The exercise: Restate the listing that follows word for word, without its pictures.

↓↓↓

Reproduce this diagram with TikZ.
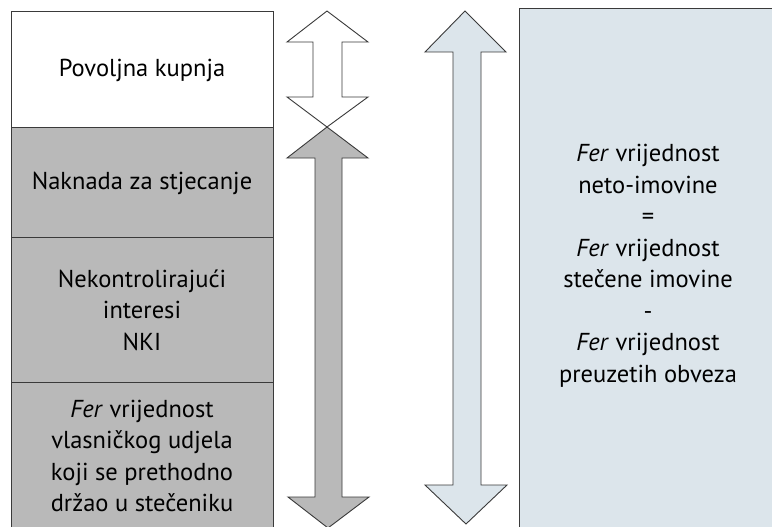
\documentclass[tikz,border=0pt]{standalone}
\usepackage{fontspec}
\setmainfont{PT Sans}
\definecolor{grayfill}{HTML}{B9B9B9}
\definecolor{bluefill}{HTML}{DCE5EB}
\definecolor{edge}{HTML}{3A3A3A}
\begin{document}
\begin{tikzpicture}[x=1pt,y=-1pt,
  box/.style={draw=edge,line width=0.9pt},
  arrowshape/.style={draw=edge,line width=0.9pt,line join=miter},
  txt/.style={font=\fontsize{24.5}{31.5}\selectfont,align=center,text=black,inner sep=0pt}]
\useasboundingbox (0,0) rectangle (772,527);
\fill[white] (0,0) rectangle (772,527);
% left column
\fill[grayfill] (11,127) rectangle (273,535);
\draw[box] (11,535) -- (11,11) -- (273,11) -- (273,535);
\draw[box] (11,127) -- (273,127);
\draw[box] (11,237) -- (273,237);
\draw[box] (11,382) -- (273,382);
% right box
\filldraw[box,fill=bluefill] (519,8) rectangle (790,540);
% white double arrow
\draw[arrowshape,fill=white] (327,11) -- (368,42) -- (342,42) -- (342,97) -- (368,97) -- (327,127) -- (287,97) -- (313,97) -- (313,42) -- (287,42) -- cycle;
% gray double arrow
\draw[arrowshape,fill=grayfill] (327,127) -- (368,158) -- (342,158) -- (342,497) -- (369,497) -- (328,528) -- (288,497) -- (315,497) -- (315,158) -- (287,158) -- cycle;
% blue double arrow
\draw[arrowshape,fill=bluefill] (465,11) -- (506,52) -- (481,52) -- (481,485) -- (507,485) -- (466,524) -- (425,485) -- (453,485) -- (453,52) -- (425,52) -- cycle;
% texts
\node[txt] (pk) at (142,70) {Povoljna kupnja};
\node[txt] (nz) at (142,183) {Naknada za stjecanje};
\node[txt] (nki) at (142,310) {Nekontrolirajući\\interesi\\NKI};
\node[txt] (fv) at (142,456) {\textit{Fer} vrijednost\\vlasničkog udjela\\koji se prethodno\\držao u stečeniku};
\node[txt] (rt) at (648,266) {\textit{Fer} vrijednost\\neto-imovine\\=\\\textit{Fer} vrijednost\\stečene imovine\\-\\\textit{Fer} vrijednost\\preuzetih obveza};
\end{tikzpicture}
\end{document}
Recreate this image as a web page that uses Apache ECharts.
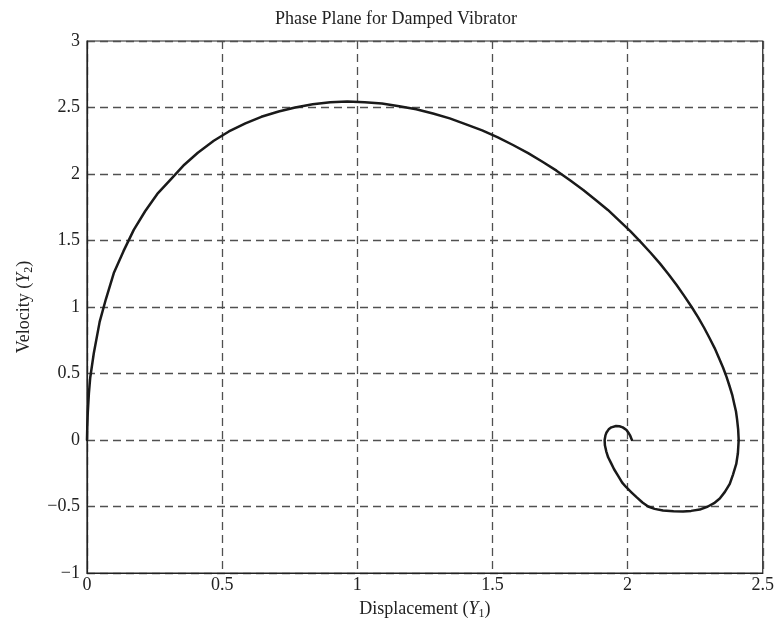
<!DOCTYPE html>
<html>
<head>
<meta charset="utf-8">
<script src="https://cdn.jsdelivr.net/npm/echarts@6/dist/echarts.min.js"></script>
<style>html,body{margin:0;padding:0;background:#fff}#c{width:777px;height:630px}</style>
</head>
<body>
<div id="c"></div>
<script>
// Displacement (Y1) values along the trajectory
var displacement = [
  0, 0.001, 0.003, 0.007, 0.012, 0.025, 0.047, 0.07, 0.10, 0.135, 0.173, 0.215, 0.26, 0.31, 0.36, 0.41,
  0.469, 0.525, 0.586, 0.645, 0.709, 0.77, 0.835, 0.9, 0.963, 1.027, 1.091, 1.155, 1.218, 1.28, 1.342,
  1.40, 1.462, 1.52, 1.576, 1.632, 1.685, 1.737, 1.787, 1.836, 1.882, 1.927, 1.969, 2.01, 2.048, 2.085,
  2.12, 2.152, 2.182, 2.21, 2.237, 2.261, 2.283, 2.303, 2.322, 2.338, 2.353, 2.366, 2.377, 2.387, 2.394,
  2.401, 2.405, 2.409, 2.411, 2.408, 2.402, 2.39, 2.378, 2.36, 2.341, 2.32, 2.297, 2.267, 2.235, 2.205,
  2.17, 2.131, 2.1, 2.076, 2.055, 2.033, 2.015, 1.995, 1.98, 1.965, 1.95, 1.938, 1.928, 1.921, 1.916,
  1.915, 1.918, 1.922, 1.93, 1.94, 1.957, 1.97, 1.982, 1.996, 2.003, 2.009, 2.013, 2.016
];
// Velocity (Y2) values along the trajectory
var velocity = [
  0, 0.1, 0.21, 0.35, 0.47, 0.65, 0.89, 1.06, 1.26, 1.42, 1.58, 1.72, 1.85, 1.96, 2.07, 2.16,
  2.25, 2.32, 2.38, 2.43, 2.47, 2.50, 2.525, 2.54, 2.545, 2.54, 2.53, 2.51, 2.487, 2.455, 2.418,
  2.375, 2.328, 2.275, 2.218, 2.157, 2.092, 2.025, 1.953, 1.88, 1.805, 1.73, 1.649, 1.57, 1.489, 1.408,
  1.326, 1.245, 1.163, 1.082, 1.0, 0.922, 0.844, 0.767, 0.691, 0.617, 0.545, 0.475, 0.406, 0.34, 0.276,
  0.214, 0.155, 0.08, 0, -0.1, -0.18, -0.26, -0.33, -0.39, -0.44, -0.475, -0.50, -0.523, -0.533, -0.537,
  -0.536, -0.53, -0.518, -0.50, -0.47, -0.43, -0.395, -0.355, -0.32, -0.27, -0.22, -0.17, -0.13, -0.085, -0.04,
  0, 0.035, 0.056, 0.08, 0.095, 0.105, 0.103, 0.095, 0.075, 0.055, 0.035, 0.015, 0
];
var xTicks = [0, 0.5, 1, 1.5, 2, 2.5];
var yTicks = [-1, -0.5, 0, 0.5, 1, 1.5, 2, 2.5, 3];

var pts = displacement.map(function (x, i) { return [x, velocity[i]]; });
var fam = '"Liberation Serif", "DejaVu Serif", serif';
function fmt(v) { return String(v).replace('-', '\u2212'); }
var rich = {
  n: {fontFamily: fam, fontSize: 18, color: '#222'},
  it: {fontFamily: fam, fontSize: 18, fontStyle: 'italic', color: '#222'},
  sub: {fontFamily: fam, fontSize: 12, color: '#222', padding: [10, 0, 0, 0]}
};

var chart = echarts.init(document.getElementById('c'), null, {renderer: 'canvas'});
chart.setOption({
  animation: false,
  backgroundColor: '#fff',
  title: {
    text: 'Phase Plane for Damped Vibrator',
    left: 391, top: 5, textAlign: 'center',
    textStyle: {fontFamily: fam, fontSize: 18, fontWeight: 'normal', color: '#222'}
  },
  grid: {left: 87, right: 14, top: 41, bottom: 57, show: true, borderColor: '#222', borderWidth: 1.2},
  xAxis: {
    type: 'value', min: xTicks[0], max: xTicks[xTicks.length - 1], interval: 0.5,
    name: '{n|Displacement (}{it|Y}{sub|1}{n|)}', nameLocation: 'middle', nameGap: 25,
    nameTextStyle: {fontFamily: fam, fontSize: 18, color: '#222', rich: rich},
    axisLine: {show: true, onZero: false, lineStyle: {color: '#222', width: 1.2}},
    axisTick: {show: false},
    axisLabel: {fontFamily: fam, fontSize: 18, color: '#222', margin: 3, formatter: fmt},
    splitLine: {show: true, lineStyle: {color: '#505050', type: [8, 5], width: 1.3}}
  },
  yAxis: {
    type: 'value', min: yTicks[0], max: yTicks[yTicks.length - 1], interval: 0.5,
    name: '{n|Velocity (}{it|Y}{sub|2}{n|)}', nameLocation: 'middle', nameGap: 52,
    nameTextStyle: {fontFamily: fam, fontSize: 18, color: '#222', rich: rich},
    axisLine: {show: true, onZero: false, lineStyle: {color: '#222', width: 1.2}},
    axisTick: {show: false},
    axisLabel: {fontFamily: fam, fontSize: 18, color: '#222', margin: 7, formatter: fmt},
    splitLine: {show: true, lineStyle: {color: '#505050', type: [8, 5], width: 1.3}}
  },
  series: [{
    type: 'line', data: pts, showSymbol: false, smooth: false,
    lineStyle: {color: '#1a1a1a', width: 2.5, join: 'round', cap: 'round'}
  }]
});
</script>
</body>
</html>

↑↑↑

Answer for the task:
Reproduce this diagram with TikZ.
\documentclass[tikz,border=0pt]{standalone}
\usepackage{fontspec}
\setmainfont{PT Sans}
\definecolor{grayfill}{HTML}{B9B9B9}
\definecolor{bluefill}{HTML}{DCE5EB}
\definecolor{edge}{HTML}{3A3A3A}
\begin{document}
\begin{tikzpicture}[x=1pt,y=-1pt,
  box/.style={draw=edge,line width=0.9pt},
  arrowshape/.style={draw=edge,line width=0.9pt,line join=miter},
  txt/.style={font=\fontsize{24.5}{31.5}\selectfont,align=center,text=black,inner sep=0pt}]
\useasboundingbox (0,0) rectangle (772,527);
\fill[white] (0,0) rectangle (772,527);
% left column
\fill[grayfill] (11,127) rectangle (273,535);
\draw[box] (11,535) -- (11,11) -- (273,11) -- (273,535);
\draw[box] (11,127) -- (273,127);
\draw[box] (11,237) -- (273,237);
\draw[box] (11,382) -- (273,382);
% right box
\filldraw[box,fill=bluefill] (519,8) rectangle (790,540);
% white double arrow
\draw[arrowshape,fill=white] (327,11) -- (368,42) -- (342,42) -- (342,97) -- (368,97) -- (327,127) -- (287,97) -- (313,97) -- (313,42) -- (287,42) -- cycle;
% gray double arrow
\draw[arrowshape,fill=grayfill] (327,127) -- (368,158) -- (342,158) -- (342,497) -- (369,497) -- (328,528) -- (288,497) -- (315,497) -- (315,158) -- (287,158) -- cycle;
% blue double arrow
\draw[arrowshape,fill=bluefill] (465,11) -- (506,52) -- (481,52) -- (481,485) -- (507,485) -- (466,524) -- (425,485) -- (453,485) -- (453,52) -- (425,52) -- cycle;
% texts
\node[txt] (pk) at (142,70) {Povoljna kupnja};
\node[txt] (nz) at (142,183) {Naknada za stjecanje};
\node[txt] (nki) at (142,310) {Nekontrolirajući\\interesi\\NKI};
\node[txt] (fv) at (142,456) {\textit{Fer} vrijednost\\vlasničkog udjela\\koji se prethodno\\držao u stečeniku};
\node[txt] (rt) at (648,266) {\textit{Fer} vrijednost\\neto-imovine\\=\\\textit{Fer} vrijednost\\stečene imovine\\-\\\textit{Fer} vrijednost\\preuzetih obveza};
\end{tikzpicture}
\end{document}
Recreate this image as a web page that uses Apache ECharts.
<!DOCTYPE html>
<html>
<head>
<meta charset="utf-8">
<script src="https://cdn.jsdelivr.net/npm/echarts@6/dist/echarts.min.js"></script>
<style>html,body{margin:0;padding:0;background:#fff}#c{width:777px;height:630px}</style>
</head>
<body>
<div id="c"></div>
<script>
// Displacement (Y1) values along the trajectory
var displacement = [
  0, 0.001, 0.003, 0.007, 0.012, 0.025, 0.047, 0.07, 0.10, 0.135, 0.173, 0.215, 0.26, 0.31, 0.36, 0.41,
  0.469, 0.525, 0.586, 0.645, 0.709, 0.77, 0.835, 0.9, 0.963, 1.027, 1.091, 1.155, 1.218, 1.28, 1.342,
  1.40, 1.462, 1.52, 1.576, 1.632, 1.685, 1.737, 1.787, 1.836, 1.882, 1.927, 1.969, 2.01, 2.048, 2.085,
  2.12, 2.152, 2.182, 2.21, 2.237, 2.261, 2.283, 2.303, 2.322, 2.338, 2.353, 2.366, 2.377, 2.387, 2.394,
  2.401, 2.405, 2.409, 2.411, 2.408, 2.402, 2.39, 2.378, 2.36, 2.341, 2.32, 2.297, 2.267, 2.235, 2.205,
  2.17, 2.131, 2.1, 2.076, 2.055, 2.033, 2.015, 1.995, 1.98, 1.965, 1.95, 1.938, 1.928, 1.921, 1.916,
  1.915, 1.918, 1.922, 1.93, 1.94, 1.957, 1.97, 1.982, 1.996, 2.003, 2.009, 2.013, 2.016
];
// Velocity (Y2) values along the trajectory
var velocity = [
  0, 0.1, 0.21, 0.35, 0.47, 0.65, 0.89, 1.06, 1.26, 1.42, 1.58, 1.72, 1.85, 1.96, 2.07, 2.16,
  2.25, 2.32, 2.38, 2.43, 2.47, 2.50, 2.525, 2.54, 2.545, 2.54, 2.53, 2.51, 2.487, 2.455, 2.418,
  2.375, 2.328, 2.275, 2.218, 2.157, 2.092, 2.025, 1.953, 1.88, 1.805, 1.73, 1.649, 1.57, 1.489, 1.408,
  1.326, 1.245, 1.163, 1.082, 1.0, 0.922, 0.844, 0.767, 0.691, 0.617, 0.545, 0.475, 0.406, 0.34, 0.276,
  0.214, 0.155, 0.08, 0, -0.1, -0.18, -0.26, -0.33, -0.39, -0.44, -0.475, -0.50, -0.523, -0.533, -0.537,
  -0.536, -0.53, -0.518, -0.50, -0.47, -0.43, -0.395, -0.355, -0.32, -0.27, -0.22, -0.17, -0.13, -0.085, -0.04,
  0, 0.035, 0.056, 0.08, 0.095, 0.105, 0.103, 0.095, 0.075, 0.055, 0.035, 0.015, 0
];
var xTicks = [0, 0.5, 1, 1.5, 2, 2.5];
var yTicks = [-1, -0.5, 0, 0.5, 1, 1.5, 2, 2.5, 3];

var pts = displacement.map(function (x, i) { return [x, velocity[i]]; });
var fam = '"Liberation Serif", "DejaVu Serif", serif';
function fmt(v) { return String(v).replace('-', '\u2212'); }
var rich = {
  n: {fontFamily: fam, fontSize: 18, color: '#222'},
  it: {fontFamily: fam, fontSize: 18, fontStyle: 'italic', color: '#222'},
  sub: {fontFamily: fam, fontSize: 12, color: '#222', padding: [10, 0, 0, 0]}
};

var chart = echarts.init(document.getElementById('c'), null, {renderer: 'canvas'});
chart.setOption({
  animation: false,
  backgroundColor: '#fff',
  title: {
    text: 'Phase Plane for Damped Vibrator',
    left: 391, top: 5, textAlign: 'center',
    textStyle: {fontFamily: fam, fontSize: 18, fontWeight: 'normal', color: '#222'}
  },
  grid: {left: 87, right: 14, top: 41, bottom: 57, show: true, borderColor: '#222', borderWidth: 1.2},
  xAxis: {
    type: 'value', min: xTicks[0], max: xTicks[xTicks.length - 1], interval: 0.5,
    name: '{n|Displacement (}{it|Y}{sub|1}{n|)}', nameLocation: 'middle', nameGap: 25,
    nameTextStyle: {fontFamily: fam, fontSize: 18, color: '#222', rich: rich},
    axisLine: {show: true, onZero: false, lineStyle: {color: '#222', width: 1.2}},
    axisTick: {show: false},
    axisLabel: {fontFamily: fam, fontSize: 18, color: '#222', margin: 3, formatter: fmt},
    splitLine: {show: true, lineStyle: {color: '#505050', type: [8, 5], width: 1.3}}
  },
  yAxis: {
    type: 'value', min: yTicks[0], max: yTicks[yTicks.length - 1], interval: 0.5,
    name: '{n|Velocity (}{it|Y}{sub|2}{n|)}', nameLocation: 'middle', nameGap: 52,
    nameTextStyle: {fontFamily: fam, fontSize: 18, color: '#222', rich: rich},
    axisLine: {show: true, onZero: false, lineStyle: {color: '#222', width: 1.2}},
    axisTick: {show: false},
    axisLabel: {fontFamily: fam, fontSize: 18, color: '#222', margin: 7, formatter: fmt},
    splitLine: {show: true, lineStyle: {color: '#505050', type: [8, 5], width: 1.3}}
  },
  series: [{
    type: 'line', data: pts, showSymbol: false, smooth: false,
    lineStyle: {color: '#1a1a1a', width: 2.5, join: 'round', cap: 'round'}
  }]
});
</script>
</body>
</html>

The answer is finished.